You get to a certain age, and you become disillusioned with life. The days often repeat more than you can keep track of, not that you are keeping track, not that you are interested in such a chore—there are enough of them to go around. The last thing you need is one more thing you have to do. Between taking the trash out day after day, all your dreams of finding the yellow brick road are gone. It has, at some point, melded into your life. Perhaps, any road we walk is the metaphorical yellow brick road. Perhaps, that’s it. It better be, or else we are all lost.

Time has marched on, and it is march yet again. In many ways, this year feels precisely like the previous one. Only it seems I’ve left the harder years further behind. One would think this would make me happier. But then, try walking a little too far away from your troubles, and you will forget why you began walking in the first place. The further I leave my problems, the further I go along this path and the more lost I feel. Why am I walking? It is such a simple question but one with tremendous impact. I have asked myself this suddenly, and it has stopped me in my tracks. Below my feet are pristine bricks laid meticulously. I do not know where they lead; I have forgotten where I started. I stand here by myself.

The road is yellow with hope and possibility, yet my shadow that falls on it is still the same. There are no signs around me. The landscape around me remains the same. Nothing has changed. I look around, and I lose my sense of direction. Now, I do not know whether I face where I came from or where I was heading in the first place. It looks all mixed up, but it is all bright and beautiful. The grass is the precise green as green should be, and the sky is the only blue I know. What do I do? Where do I go?

The road stretches ahead of me. The road stretches behind me. It is all yellow; it is all golden.

Out of fear of staying still, I continue walking.

We Wish We Wished For Something Else

If I were to put my greatest wish in a sentence, it would not be for money, and surely, not for love. If I were to find it in me to tell you what I want the most, I would tell you that I want to wake up in the morning and immediately, from the slice of light that falls on the wooden desk on the wooden floor, to know that I have gotten it. It is a different kind of light when it is raining outside, softer and, in its own way, warmer. That is what I want: to wake up and know immediately that it is raining, to lay in my bed as I hear the sound of the pattering overpowering everything else, and then, to go back to sleep knowing all too well my greatest wish has been fulfilled. I have been kissed good morning by the damp hours of the morning, and I have been lulled back into sleep and comfort.

Only two nights ago, at about five minutes past one in the morning or in the night, whichever way you prefer to put it, I wrote in my notes. If there is one thing I want in life, it is to wake up on a rainy day and go back to sleep. Like we often do for wishes, I watch the days closely, waiting for this to happen. You do not know the sheer scale of my disappointment. There are so many days when it fails to happen.

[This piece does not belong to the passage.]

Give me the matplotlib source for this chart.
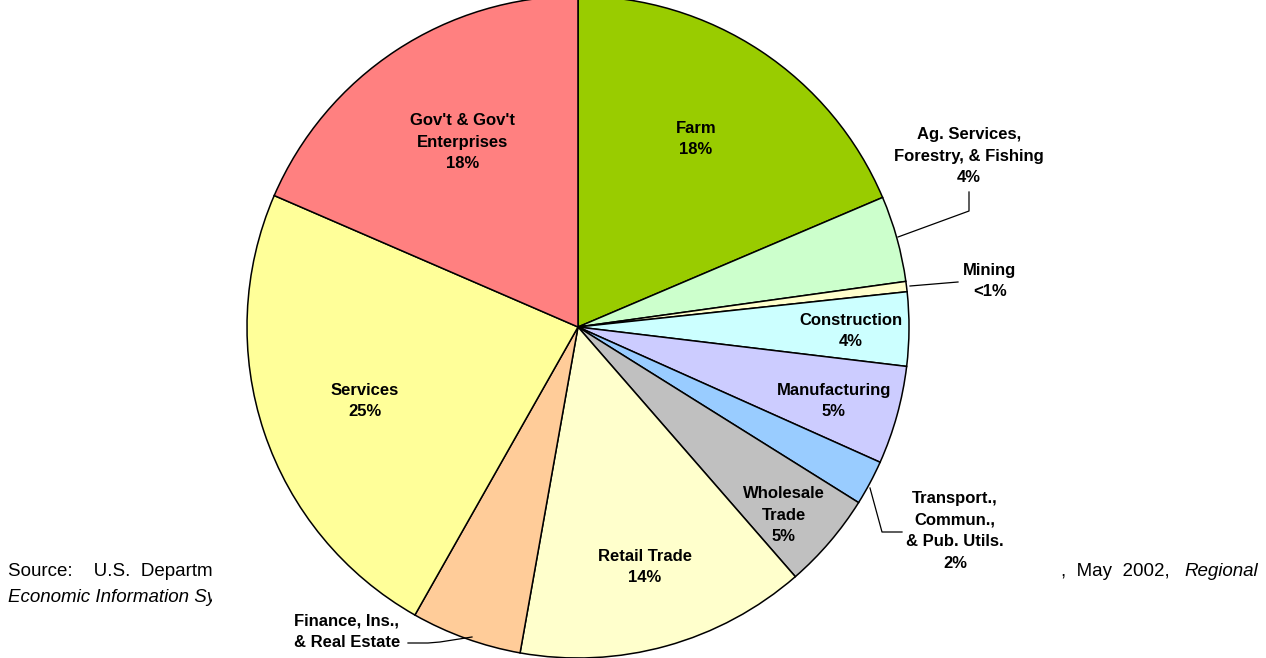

Now, my wish has been granted. A part of me is curious for what I should have asked in place of this day. There are, as there always are, a plethora of things to solve and a brimming plate of things to do. It is curious, isn’t it, how when our wishes are granted, we can almost immediately think of something more fitting, more urgent, more critical that could have been given to us instead? We often forget that to be given anything in this life results from a lengthy collision course of which we are but a part. Every gust of wind in this world has conspired and blown precisely to get this rain here today, at the right moment, and here I sit, ungrateful and smug.

That is the thing about wishes: when they are but wishes still, we would trade the world for them. But on the off-chance that they are granted?

We wish we wished for something else.

Notes To Myself, About Writing After A Short Hiatus

In no particular order: To write only when there is light outside. To not force words out of myself—and if I have to, to not do it at the behest of the ticking hands of a clock. To not let myself become a slave to my fastidiousness or my obsession to have all of it in the right place. This is no apartment; this is my life’s work. I must embrace the mess, to a degree, to till I can find it in myself to manage it. I must carry it with me, and not push it into an over-cluttered drawer. All neatness, after all, depends on how many drawers and boxes you can hide in plain sight. To write in a way that is not boxed in.

To not only break the mould, but shatter it completely week after week, or at least, try. On most weeks, the trying will suffice. To talk about more, to talk about different, and to talk about things worth talking about, even if the world has no care or time for them. To not fall into the trap of wanting to be a performer for a world that forces its tunes on us; to not become an advertisement, and if I have managed to resist it so far, to continue my defiance. To be able to say I did not sell my soul to get more eyes on my words in the end. To write for myself, and sometimes, for the world.

To write about love, even if I have forgotten about what it feels like, especially then. To write about it like we talk of the sweet memory of pumpkin spice in the middle of summer. To write about it without anticipation of it coming, with an assurance that like winter, it shall arrive in its own time, too. To write about it without the worry and terror of it leaving when it does arrive. And if it fails to arrive, to talk about the loneliness, the dejection but not paint a mural out of it. To not make a monument out of pain, and to not let myself wander too far into that maze. To write about it still, however. To try to do it without losing myself.

And if it is in me, to learn to correctly title a piece for a change.